= Coroner's jury =

Jury convened to assist a coroner

A coroner's jury is a body convened to assist a coroner in an inquest, that is, in determining the identity of a deceased person and the cause of death. The laws on its role and function vary by jurisdiction.

==United Kingdom==

In England and Wales, all inquests were once conducted with a jury. They acted somewhat like a grand jury, determining whether a person should be committed to trial in connection to a death. Such a jury was made up of up to twenty-three men, and required the votes of twelve to render a decision. Similar to a grand jury, a coroner's jury merely accused, it did not convict.

There are no coroners in Scotland, which has its own legal system. The Scottish equivalent of an inquest is a fatal accident inquiry, held where there is a sudden, suspicious, accidental, or unexplained death, which is ordered by a procurator fiscal and presided over by a sheriff without a jury.

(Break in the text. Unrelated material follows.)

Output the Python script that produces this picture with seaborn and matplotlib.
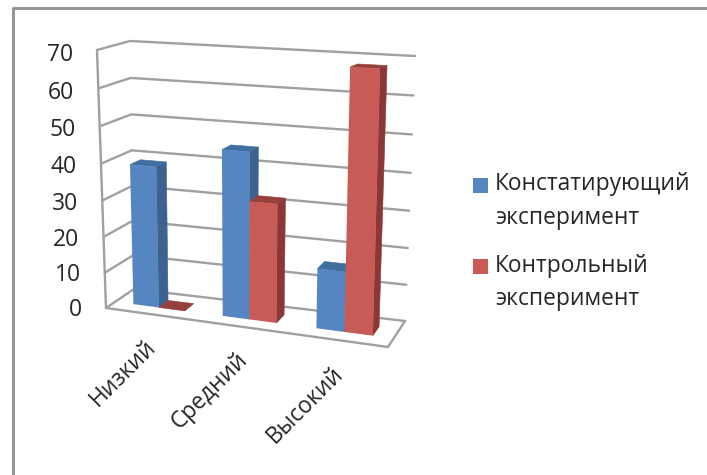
import numpy as np
import pandas as pd
import matplotlib
matplotlib.use("Agg")
import matplotlib.pyplot as plt
from matplotlib.colors import to_hex
from matplotlib.patches import Polygon, Rectangle
from matplotlib.transforms import Affine2D, Transform
import seaborn as sns

# Chart data
categories = ["Низкий", "Средний", "Высокий"]
series_names = ["Констатирующий\nэксперимент", "Контрольный\nэксперимент"]
ascertaining = [39, 45, 16]
control = [0, 32, 68]
y_ticks = [0, 10, 20, 30, 40, 50, 60, 70]

FRONT_COLORS = ["#5586c1", "#c95b56"]
SIDE_COLORS = ["#3c6290", "#8a3735"]
TOP_COLORS = ["#406e9e", "#96403d"]
GRID = "#a0a0a0"
TEXT = "#262626"

W, H = 707, 475
V_MAX = 70.0
BAR_WIDTH = 0.58
DEPTH_FRONT, DEPTH_BACK = 0.33, 0.68

# Corners of the chart box in pixels: (x side, depth side, value side)
CORNERS = {
    (0, 0, 0): (106, 308), (1, 0, 0): (388, 347),
    (0, 1, 0): (134, 289), (1, 1, 0): (405, 321),
    (0, 0, 1): (97, 50), (1, 0, 1): (396, 64),
    (0, 1, 1): (130, 41), (1, 1, 1): (415, 56),
}


def project(x, depth, value):
    """Map category position, depth and value onto the slanted chart box."""
    x, depth, value = np.broadcast_arrays(np.asarray(x, float), np.asarray(depth, float),
                                          np.asarray(value, float))
    u = (x + 0.5) / len(categories)
    u = u - 0.072 * u * (1 - u)
    w = value / V_MAX
    w = w - 0.05 * w * (1 - w)
    out = np.zeros(u.shape + (2,))
    for (i, j, k), corner in CORNERS.items():
        weight = (u if i else 1 - u) * (depth if j else 1 - depth) * (w if k else 1 - w)
        out = out + weight[..., None] * np.array(corner, float)
    return out


class FaceTransform(Transform):
    """Data (x, value) on a plane of constant depth, to figure pixels."""
    input_dims = output_dims = 2
    is_separable = False
    has_inverse = False

    def __init__(self, plane_depth):
        super().__init__()
        self.plane_depth = plane_depth

    def transform_non_affine(self, values):
        values = np.asarray(values, float)
        xy = project(values[:, 0], self.plane_depth, values[:, 1])
        return np.column_stack([xy[:, 0], H - xy[:, 1]])


sns.set_theme(style="white")
plt.rcParams["font.family"] = ["Open Sans", "DejaVu Sans"]

fig = plt.figure(figsize=(W / 100, H / 100), dpi=100, facecolor="white")
ax = fig.add_axes([0, 0, 1, 1])

df = pd.DataFrame({
    "category": categories * 2,
    "value": ascertaining + control,
    "series": [series_names[0]] * 3 + [series_names[1]] * 3,
})
sns.barplot(data=df, x="category", y="value", hue="series", hue_order=series_names,
            order=categories, palette=FRONT_COLORS, width=BAR_WIDTH, gap=0, saturation=1,
            errorbar=None, legend=False, ax=ax)
ax.set_axis_off()

pixel = Affine2D()  # display space, y measured from the bottom


def to_display(points):
    points = np.atleast_2d(points)
    return np.column_stack([points[:, 0], H - points[:, 1]])


def add_poly(points, color, z):
    ax.add_patch(Polygon(to_display(points), closed=True, transform=pixel, facecolor=color,
                         edgecolor=color, linewidth=0.4, zorder=z, clip_on=False))


def add_line(points, z=1, lw=1.7):
    xy = to_display(points)
    ax.plot(xy[:, 0], xy[:, 1], transform=pixel, color=GRID, lw=lw, zorder=z,
            solid_capstyle="round", solid_joinstyle="round", clip_on=False,
            scalex=False, scaley=False)


# Walls, gridlines and floor outline
x_left, x_right = -0.5, len(categories) - 0.5
for tick in y_ticks:
    add_line(project([x_left, x_left, x_right], [0, 1, 1], [tick, tick, tick]))
add_line(project([x_left, x_left], [0, 0], [0, V_MAX]))
add_line(project([x_left, x_right, x_right], [0, 0, 1], [0, 0, 0]))

# Bars: seaborn's rectangles become the front faces, side and top go behind them
front = FaceTransform(DEPTH_FRONT)
zorder = 3.0
bars = sorted((p for p in ax.patches if isinstance(p, Rectangle)), key=lambda p: p.get_x())
for bar in bars:
    x0, x1 = bar.get_x(), bar.get_x() + bar.get_width()
    value = bar.get_height()
    idx = FRONT_COLORS.index(to_hex(bar.get_facecolor()))
    add_poly(project(x1, [DEPTH_FRONT, DEPTH_BACK, DEPTH_BACK, DEPTH_FRONT], [0, 0, value, value]),
             SIDE_COLORS[idx], zorder)
    add_poly(project([x0, x1, x1, x0], [DEPTH_FRONT, DEPTH_FRONT, DEPTH_BACK, DEPTH_BACK], value),
             TOP_COLORS[idx], zorder + 0.1)
    bar.set_transform(front)
    bar.set_clip_on(False)
    bar.set_zorder(zorder + 0.2)
    bar.set_edgecolor("none")
    zorder += 1

# Value axis labels
for tick in y_ticks:
    px, py = project(x_left, 0, tick)
    ax.text(px - 24, H - py - 2 - 3 * tick / V_MAX, str(tick), transform=pixel, ha="right",
            va="center", fontsize=16.5, color=TEXT)

# Category labels, rotated along the diagonal
for i, name in enumerate(categories):
    px, py = project(i, 0, 0)
    ax.text(px + 2, H - py - 30, name, transform=pixel, rotation=45,
            rotation_mode="anchor", ha="right", va="center", fontsize=16.4, color=TEXT)

# Legend: a square and a two-line label per series
legend_rows = [185.5, 266.5]
for name, color, row in zip(series_names, FRONT_COLORS, legend_rows):
    fig.add_artist(Rectangle((473, H - row - 7.5), 15, 15, transform=pixel, facecolor=color,
                             edgecolor="none"))
    fig.text(495 / W, 1 - (row - 13) / H, name, ha="left", va="top", fontsize=16.4,
             color=TEXT, linespacing=1.55)

# Outer frame of the chart
fig.add_artist(plt.Line2D([13 / W, 13 / W, 1], [0, 1 - 7.5 / H, 1 - 7.5 / H],
                          color="#969696", lw=2.2, transform=fig.transFigure))

fig.savefig("out.png", dpi=100)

Since 1927, coroner's juries have rarely been used in England. Under the Coroners Act 1988, a jury is only required to be convened in cases where the death occurred in prison, police custody, or in circumstances which may affect public health or safety. The coroner can actually choose to convene a jury in any investigation, but in practice this is rare. The qualifications to sit on a coroner's jury are the same as those to sit on a jury in Crown Court, the High Court, and the County Court.

Additionally, a coroner's jury only determines cause of death; its ruling does not commit a person to trial. While grand juries, which did have the power to indict, were abolished in the United Kingdom by 1948 (after being effectively stopped in 1933), coroner's juries retained those powers until the Criminal Law Act 1977. This change came about after a coroner's jury charged Lord Lucan in 1975 in the death of Sandra Rivett, his children's nanny.

==United States==

In the aftermath of the Triangle Shirtwaist Factory fire, a coroner's jury found factory owners Isaac Harris and Max Blanck responsible for the death of Mary Herman, a factory operator.

A coroner's jury ruled that the 2018 Hart family crash in Mendocino County, California, was deliberate.